Code currently available: 
	nevprop1.16.shar	A user friendly version of quickprop. 
	cascor1a.shar		The re-engineered version of the Cascade 
				Correlation algorithm. 
	parse1.shar		C code for the parsing algorithm to the new 
				data set format. 

Data sets and code are available via anonymous FTP.  Instructions follow. 

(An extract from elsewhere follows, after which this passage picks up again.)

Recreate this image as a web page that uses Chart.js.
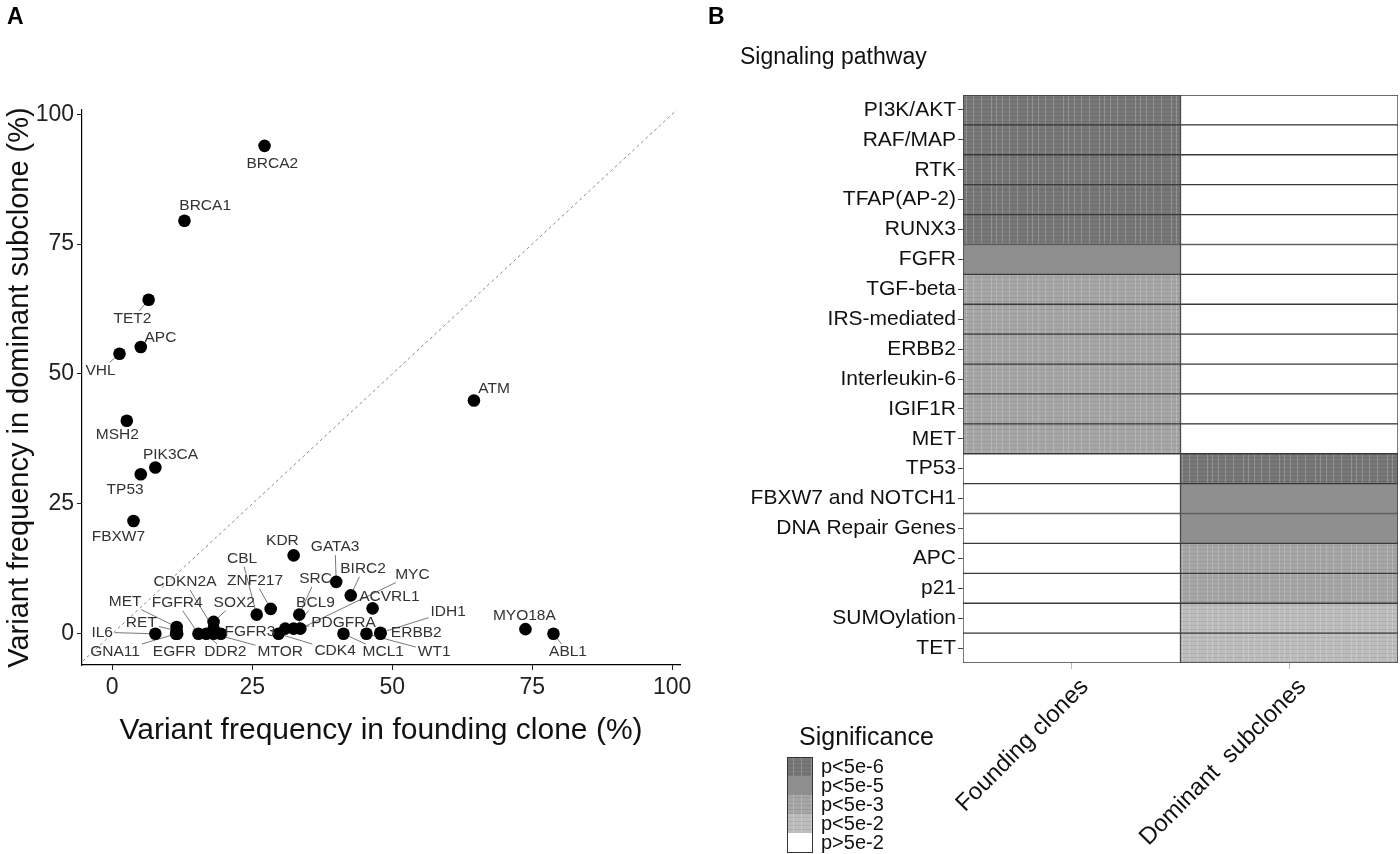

If you have difficulties with either the data sets or the programs, please 
send mail to: neural-bench at cs.cmu.edu.  Any comments or suggestions should 
also be sent to that address.  Let me urge you not to hold back questions as 
it is our single best way to spot places for improvement in our methods of 
doing things. 

If you would like to submit a data set to the CMU Learning Benchmark Archive, 
send email to neural-bench at cs.cmu.edu.  All data sets should be in the CMU 
data file format.  If you have difficulty converting your data file, contact 
us for assistance. 

Matt White 
Maintainer, CMU Learning Benchmark Archive 

-------------------------------------------------------------------------------

Directions for FTPing datasets: 

For people whose systems support AFS, you can access the files directly 
from directory "/afs/cs.cmu.edu/project/connect/bench". 

For people accessing these files via FTP: 

1. Create an FTP connection from wherever you are to machine "ftp.cs.cmu.edu". 
The internet address of this machine is 128.2.206.173, for those who need it. 

2. Log in as user "anonymous" with your own internet address as password. 
You may see an error message that says "filenames may not have /.. in them" 
or something like that.  Just ignore it. 

3. Change remote directory to "/afs/cs/project/connect/bench".  NOTE: you 
must do this in a single atomic operation.  Some of the super directories 
on this path are not accessible to outside users. 

4. At this point the "dir" command in FTP should give you a listing of 
files in this directory.  Use get or mget to fetch the ones you want.  If 
you want to access a compressed file (with suffix .Z) be sure to give the 
"binary" command before doing the "get".  (Some version of FTP use 
different names for these operations -- consult your local system 
maintainer if you have trouble with this.) 

5. The directory "/afs/cs/project/connect/code" contains public-domain 
programs implementing the Quickprop and Cascade-Correlation algorithms, 
among other things.  Access it in the same way.